Safe Kids Worldwide also offers these costume tips:

  • Decorate costumes and bags with reflective tape or stickers and, if possible, choose light colors.
  • Choose face paint and makeup whenever possible instead of masks, which can obstruct a child’s vision.
  • Have kids carry glow sticks or flashlights to help them see and be seen by drivers.

Parents should accompany trick-or-treaters who are 12 years old and under, Safe Kids advised. For those older children, going out on their own, plan and review a route acceptable to you and set a curfew when they must be back, according to the National Safety Council.

Safe Kids noted that adults accompanying younger children should ensure their charges follow these rules:

  • Cross the street at corners, using traffic signals and crosswalks. Look left, right and left again when crossing – and keep looking as you cross.
  • Put electronic devices down (that means you too, adult chaperone), keep heads up and walk, don’t run, across the street.
  • Teach children to make eye contact with drivers before crossing in front of them.
  • Always walk on sidewalks or paths. If there are no sidewalks, walk facing traffic as far to the left as possible. Children should walk on direct routes with the fewest street crossings.
  • Watch for cars that are turning or backing up. Teach children to never dart out into the street or cross between parked cars.
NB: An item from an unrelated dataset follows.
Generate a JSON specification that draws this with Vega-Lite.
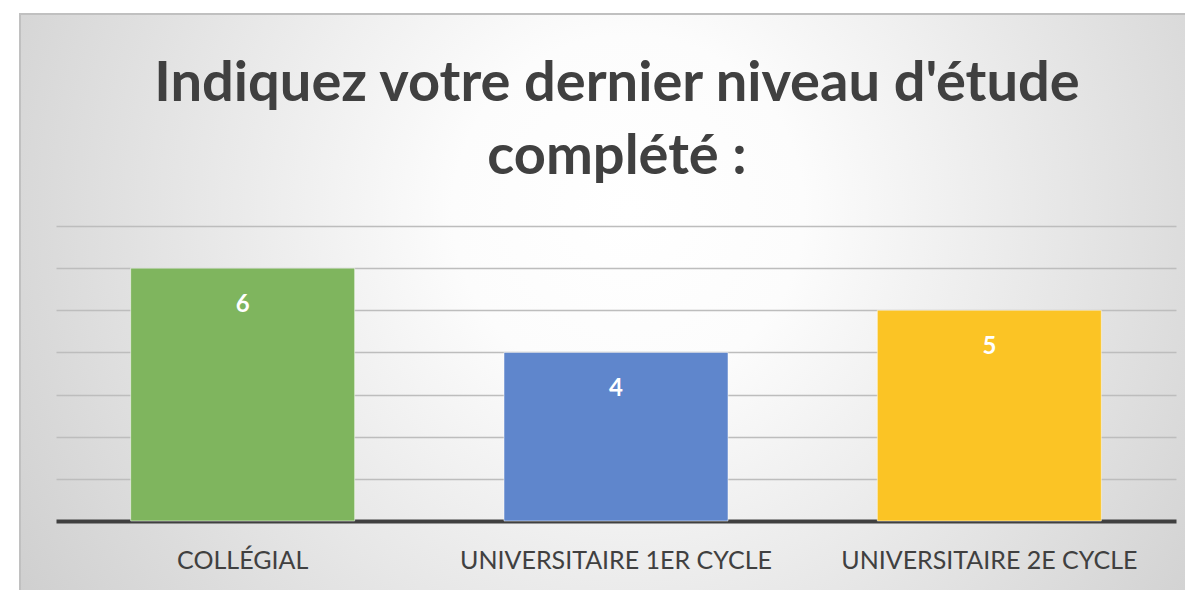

If you are not with any trick-or-treaters but on the road in a residential area, you should take extra precautions to avoid a tragedy. Safe Kids offered this advice:

  • Slow down and be especially alert in residential neighborhoods. Children are excited on Halloween and may move in unpredictable ways.
  • Take extra time to look for kids at intersections, on medians and on curbs.
  • Enter and exit driveways and alleys slowly and carefully.
  • Get rid of any distractions – like your phone – in your car so you can concentrate on the road and your surroundings.
  • Turn your headlights on earlier in the day to spot children from greater distances.
  • Popular trick-or-treating hours are 5:30-9:30 p.m.; be especially alert for kids during those hours.